● **TASK REQUIREMENTS**
Retype the opening lines of the data exactly, stopping after the line that contains "const densePart = points.slice(2, points.length". Skip every picture.

● **SUPPLIED DATA**
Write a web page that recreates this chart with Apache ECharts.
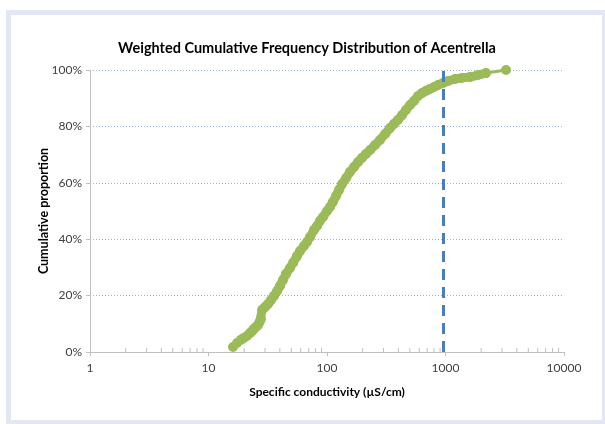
<!DOCTYPE html>
<html>
<head>
<meta charset="utf-8">
<script src="https://cdn.jsdelivr.net/npm/echarts@6/dist/echarts.min.js"></script>
<style>
html,body{margin:0;padding:0;background:#fff;}
#frame{position:absolute;left:6px;top:10px;width:599px;height:414px;box-sizing:border-box;border:5px solid #e3e7f3;border-right-width:3px;border-bottom-width:4px;}
#chart{position:absolute;left:0;top:0;width:605px;height:424px;}
</style>
</head>
<body>
<div id="frame"></div>
<div id="chart"></div>
<script>
// Specific conductivity (µS/cm) values
const conductivity = [16.1, 17.4, 18.8, 19.9, 21.1, 22.4, 23.3, 24.2, 25.2, 26.2, 26.7, 27.2, 27.7, 28.3,
  29.4, 30.6, 31.8, 33.7, 35.7, 37.9, 40.1, 42.5, 45.1, 48.7, 51.7, 55.8, 59.2, 63.9, 67.8, 71.9,
  77.7, 82.3, 87.3, 92.5, 100, 106, 112, 119, 126, 134, 145, 156, 169, 183, 197, 213, 231, 254,
  280, 309, 340, 368, 397, 430, 464, 502, 542, 586, 633, 684, 740, 800, 865, 953, 1050, 1203,
  1378, 1610, 1881, 2197, 3240];
// Cumulative proportion (%)
const proportion = [1.8, 3.2, 4.3, 5.0, 5.7, 6.7, 7.4, 8.2, 8.9, 9.6, 10.3, 11.0, 11.7, 14.9,
  15.6, 16.3, 17.0, 18.4, 19.9, 21.6, 23.4, 25.5, 27.7, 29.8, 31.6, 34.0, 35.8, 37.6, 39.0, 40.8,
  43.3, 44.7, 46.5, 47.9, 50.0, 51.4, 53.2, 55.3, 57.4, 59.6, 61.7, 63.8, 65.6, 67.4, 68.8, 70.2, 71.6, 73.4,
  75.2, 77.3, 79.4, 80.9, 82.3, 84.0, 85.8, 87.6, 89.0, 90.8, 91.8, 92.6, 93.3, 94.0, 94.7, 95.4, 96.1, 96.8,
  97.2, 97.5, 98.2, 98.9, 100];
const thresholdValue = 950;
const xTickLabels = ['1', '10', '100', '1000', '10000'];
const yTickLabels = ['0%', '20%', '40%', '60%', '80%', '100%'];

const minorTickValues = [];
for (let d = 1; d < 10000; d *= 10) {
  for (let m = 2; m <= 9; m++) minorTickValues.push([m * d]);
}

const points = conductivity.map((v, i) => [v, proportion[i]]);
const densePart = points.slice(2, points.length - 1);

const chart = echarts.init(document.getElementById('chart'));
const font = 'Lato, "Open Sans", sans-serif';
const green = '#9bbb59';
chart.setOption({
  animation: false,
  backgroundColor: 'transparent',
  title: {
    text: 'Weighted Cumulative Frequency Distribution of Acentrella',
    left: 302, top: 36, textAlign: 'center',
    textStyle: {fontFamily: font, fontSize: 14.5, fontWeight: 'bold', color: '#000'}
  },
  grid: {left: 90, right: 41, top: 70, bottom: 72},
  xAxis: {
    type: 'log', logBase: 10, min: 1, max: 10000,
    name: 'Specific conductivity (µS/cm)', nameLocation: 'middle', nameGap: 34,
    nameTextStyle: {fontFamily: font, fontSize: 12, fontWeight: 'bold', color: '#000'},
    axisLine: {lineStyle: {color: '#bfbfbf', width: 1}},
    axisTick: {show: true, length: 4, inside: false, lineStyle: {color: '#bfbfbf'}},
    axisLabel: {fontFamily: font, fontSize: 12, color: '#404040', margin: 10,
      formatter: v => xTickLabels[Math.round(Math.log10(v))]},
    splitLine: {show: false}
  },
  yAxis: {
    type: 'value', min: 0, max: 100, interval: 20,
    name: 'Cumulative proportion', nameLocation: 'middle', nameGap: 40, nameRotate: 90,
    nameMoveOverlap: false,
    nameTextStyle: {fontFamily: font, fontSize: 12.5, fontWeight: 'bold', color: '#000'},
    axisLine: {show: true, lineStyle: {color: '#bfbfbf', width: 1}},
    axisTick: {show: true, length: 4, lineStyle: {color: '#bfbfbf'}},
    axisLabel: {fontFamily: font, fontSize: 12, color: '#404040', margin: 8,
      formatter: v => yTickLabels[Math.round(v / 20)]},
    splitLine: {show: true, lineStyle: {color: '#9bb3df', type: [1, 2], width: 1}}
  },
  series: [
    {
      type: 'custom',
      silent: true,
      data: minorTickValues,
      renderItem: (params, api) => {
        const p = api.coord([api.value(0), 0]);
        return {type: 'line', shape: {x1: p[0], y1: p[1], x2: p[0], y2: p[1] - 4},
          style: {stroke: '#bfbfbf', lineWidth: 1}};
      },
      z: 1
    },
    {
      type: 'line',
      data: densePart,
      showSymbol: false,
      symbol: 'none',
      lineStyle: {color: green, width: 9, cap: 'round', join: 'round'},
      silent: true,
      z: 2
    },
    {
      type: 'line',
      data: points,
      symbol: 'circle', symbolSize: 10,
      showSymbol: true,
      itemStyle: {color: green},
      lineStyle: {color: green, width: 3},
      markLine: {
        silent: true, symbol: 'none',
        label: {show: false},
        lineStyle: {color: '#4a7ebb', width: 3, type: [11, 7]},
        data: [{xAxis: thresholdValue}]
      },
      z: 3
    }
  ]
});
</script>
</body>
</html>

● **RIGHT ANSWER**
Write a web page that recreates this chart with Apache ECharts.
<!DOCTYPE html>
<html>
<head>
<meta charset="utf-8">
<script src="https://cdn.jsdelivr.net/npm/echarts@6/dist/echarts.min.js"></script>
<style>
html,body{margin:0;padding:0;background:#fff;}
#frame{position:absolute;left:6px;top:10px;width:599px;height:414px;box-sizing:border-box;border:5px solid #e3e7f3;border-right-width:3px;border-bottom-width:4px;}
#chart{position:absolute;left:0;top:0;width:605px;height:424px;}
</style>
</head>
<body>
<div id="frame"></div>
<div id="chart"></div>
<script>
// Specific conductivity (µS/cm) values
const conductivity = [16.1, 17.4, 18.8, 19.9, 21.1, 22.4, 23.3, 24.2, 25.2, 26.2, 26.7, 27.2, 27.7, 28.3,
  29.4, 30.6, 31.8, 33.7, 35.7, 37.9, 40.1, 42.5, 45.1, 48.7, 51.7, 55.8, 59.2, 63.9, 67.8, 71.9,
  77.7, 82.3, 87.3, 92.5, 100, 106, 112, 119, 126, 134, 145, 156, 169, 183, 197, 213, 231, 254,
  280, 309, 340, 368, 397, 430, 464, 502, 542, 586, 633, 684, 740, 800, 865, 953, 1050, 1203,
  1378, 1610, 1881, 2197, 3240];
// Cumulative proportion (%)
const proportion = [1.8, 3.2, 4.3, 5.0, 5.7, 6.7, 7.4, 8.2, 8.9, 9.6, 10.3, 11.0, 11.7, 14.9,
  15.6, 16.3, 17.0, 18.4, 19.9, 21.6, 23.4, 25.5, 27.7, 29.8, 31.6, 34.0, 35.8, 37.6, 39.0, 40.8,
  43.3, 44.7, 46.5, 47.9, 50.0, 51.4, 53.2, 55.3, 57.4, 59.6, 61.7, 63.8, 65.6, 67.4, 68.8, 70.2, 71.6, 73.4,
  75.2, 77.3, 79.4, 80.9, 82.3, 84.0, 85.8, 87.6, 89.0, 90.8, 91.8, 92.6, 93.3, 94.0, 94.7, 95.4, 96.1, 96.8,
  97.2, 97.5, 98.2, 98.9, 100];
const thresholdValue = 950;
const xTickLabels = ['1', '10', '100', '1000', '10000'];
const yTickLabels = ['0%', '20%', '40%', '60%', '80%', '100%'];

const minorTickValues = [];
for (let d = 1; d < 10000; d *= 10) {
  for (let m = 2; m <= 9; m++) minorTickValues.push([m * d]);
}

const points = conductivity.map((v, i) => [v, proportion[i]]);
const densePart = points.slice(2, points.length - 1);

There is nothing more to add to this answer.